A Few Words: 20 Rules for Forming a #Squad

Bigstock/Luna Vandoorne

Bigstock/Luna Vandoorne

  1. Assemble approximately four to eight other gay men. Make sure everyone who isn’t in the group hates himself on a daily basis.
  2. Depending on your age group, refer to each other as characters from The Golden Girls or Pretty Little Liars. Preferably both. Shut up, Blanche.
  3. Make sure one person in your group knows nothing about pop culture. Destroy that person.
  4. Make sure there’s romantic history that threatens to tear all of you apart at any moment, usually on Saturday nights, so you can go to brunch, which is a form of kindergarten peace-making for grown men.
  5. Mimosas.
  6. Mimosas.
  7. Mimosas.
  8. Sometimes Bloody Marys.

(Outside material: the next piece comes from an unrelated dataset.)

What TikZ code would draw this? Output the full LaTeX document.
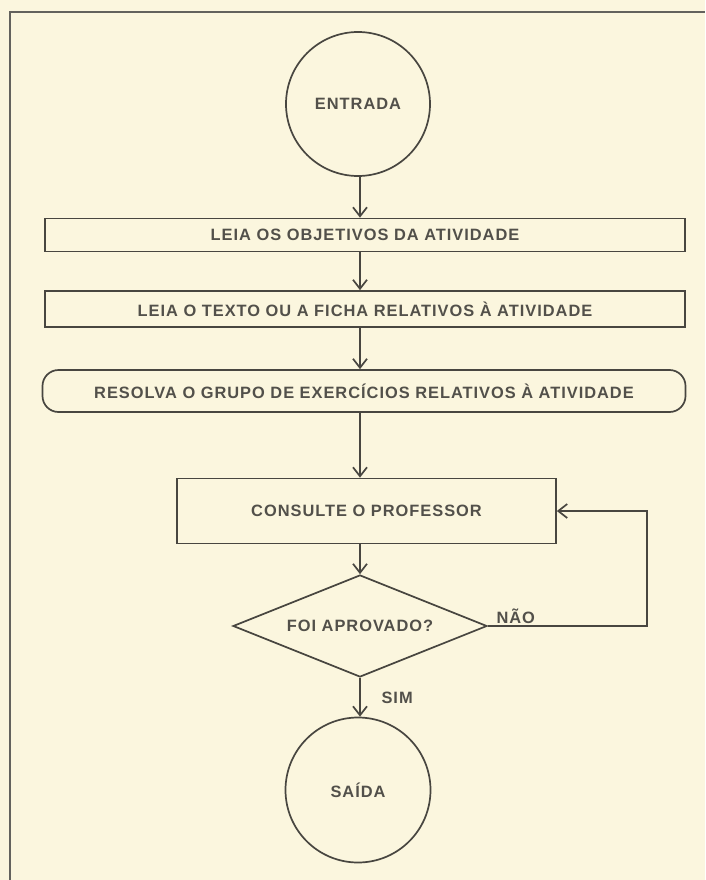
\documentclass[tikz,border=0pt]{standalone}
\usepackage{fontspec}
\setmainfont{Liberation Sans}
\newfontfamily\labfont[LetterSpace=6]{Liberation Sans Bold}
\usetikzlibrary{shapes.geometric,arrows.meta}
\definecolor{paper}{RGB}{251,246,222}
\definecolor{ink}{RGB}{72,70,64}
\definecolor{txt}{RGB}{82,80,74}
\tikzset{
  x=1pt,y=-1pt,
  lbl/.style={font=\labfont\fontsize{16.4}{17}\selectfont, text=txt},
  shp/.style={draw=ink, line width=1.7pt, lbl, inner sep=0pt},
  boxnode/.style={shp, rectangle},
  termnode/.style={shp, circle},
  decnode/.style={shp, diamond, shape aspect=2.5},
  conn/.style={draw=ink, line width=1.7pt, -{Straight Barb[length=9pt,width=14pt]}},
  framel/.style={draw=ink!85, line width=1.8pt}
}
\begin{document}
\begin{tikzpicture}
\fill[paper] (0,0) rectangle (705,880);
\useasboundingbox (0,0) rectangle (705,880);
\draw[framel] (10,880) -- (10,12) -- (705,12);

\node[termnode, minimum size=144pt] (entrada) at (358,104) {ENTRADA};
\node[boxnode, minimum width=640pt, minimum height=33pt] (b1) at (365,235) {LEIA OS OBJETIVOS DA ATIVIDADE};
\node[boxnode, minimum width=640pt, minimum height=36pt] (b2) at (365,309) {LEIA O TEXTO OU A FICHA RELATIVOS À ATIVIDADE};
\node[boxnode, rounded corners=16pt, minimum width=643pt, minimum height=42pt] (b3) at (364,391) {RESOLVA O GRUPO DE EXERCÍCIOS RELATIVOS À ATIVIDADE};
\node[boxnode, minimum width=379pt, minimum height=65pt] (b4) at (366.5,511) {CONSULTE O PROFESSOR};
\node[decnode, minimum width=254pt, minimum height=102pt] (dia) at (360,626) {FOI APROVADO?};
\node[termnode, minimum size=145pt] (saida) at (358,790) {SAÍDA};

\coordinate (ax) at (360,0);
\coordinate (loop) at (647,626);

\draw[conn] (entrada.south -| ax) -- (b1.north -| ax);
\draw[conn] (b1.south -| ax) -- (b2.north -| ax);
\draw[conn] (b2.south -| ax) -- (b3.north -| ax);
\draw[conn] (b3.south -| ax) -- (b4.north -| ax);
\draw[conn] (b4.south -| ax) -- (dia.north);
\draw[conn] (dia.south) -- (saida.north -| ax);
\draw[conn] (dia.east) -- (loop) |- (b4.east);

\node[lbl, anchor=west] (nao) at (493,616) {NÃO};
\node[lbl, anchor=west] (sim) at (378,698) {SIM};
\end{tikzpicture}
\end{document}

But no.
  9. Bottomless mimosas.
  10. Themed parties. Coordinate costumes.
  11. Use gifs, memes, and emojis, because words are for the weak.
  12. Take shirtless photos. What better place than the grocery store?
  13. Do the same fitness class together because it’s what our founding fathers would have wanted.
  14. #gay #gayboy #instafamous #abs #model #malemodel #malemodels #malemodelzzz #wordassociation #ionlywork40hourweeksandhavenothingbettertodo #squad #asquad #bsquad #isthereacsquad? #questions #slay
  15. Make sure the prettiest member of the group hates himself.
  16. Never bring carbs to a party. Unless it’s the party of another squad.
  17. Travel to other cities. Be better than them. Snapchat your faces from the plane.
  18. Actually, Snapchat everything.
  19. Ensure your group photo has the most likes on Facebook.
  20. Remember that most of us felt alone for the beginning half of our lives. You know your #squad has your back. Make sure they know you have theirs.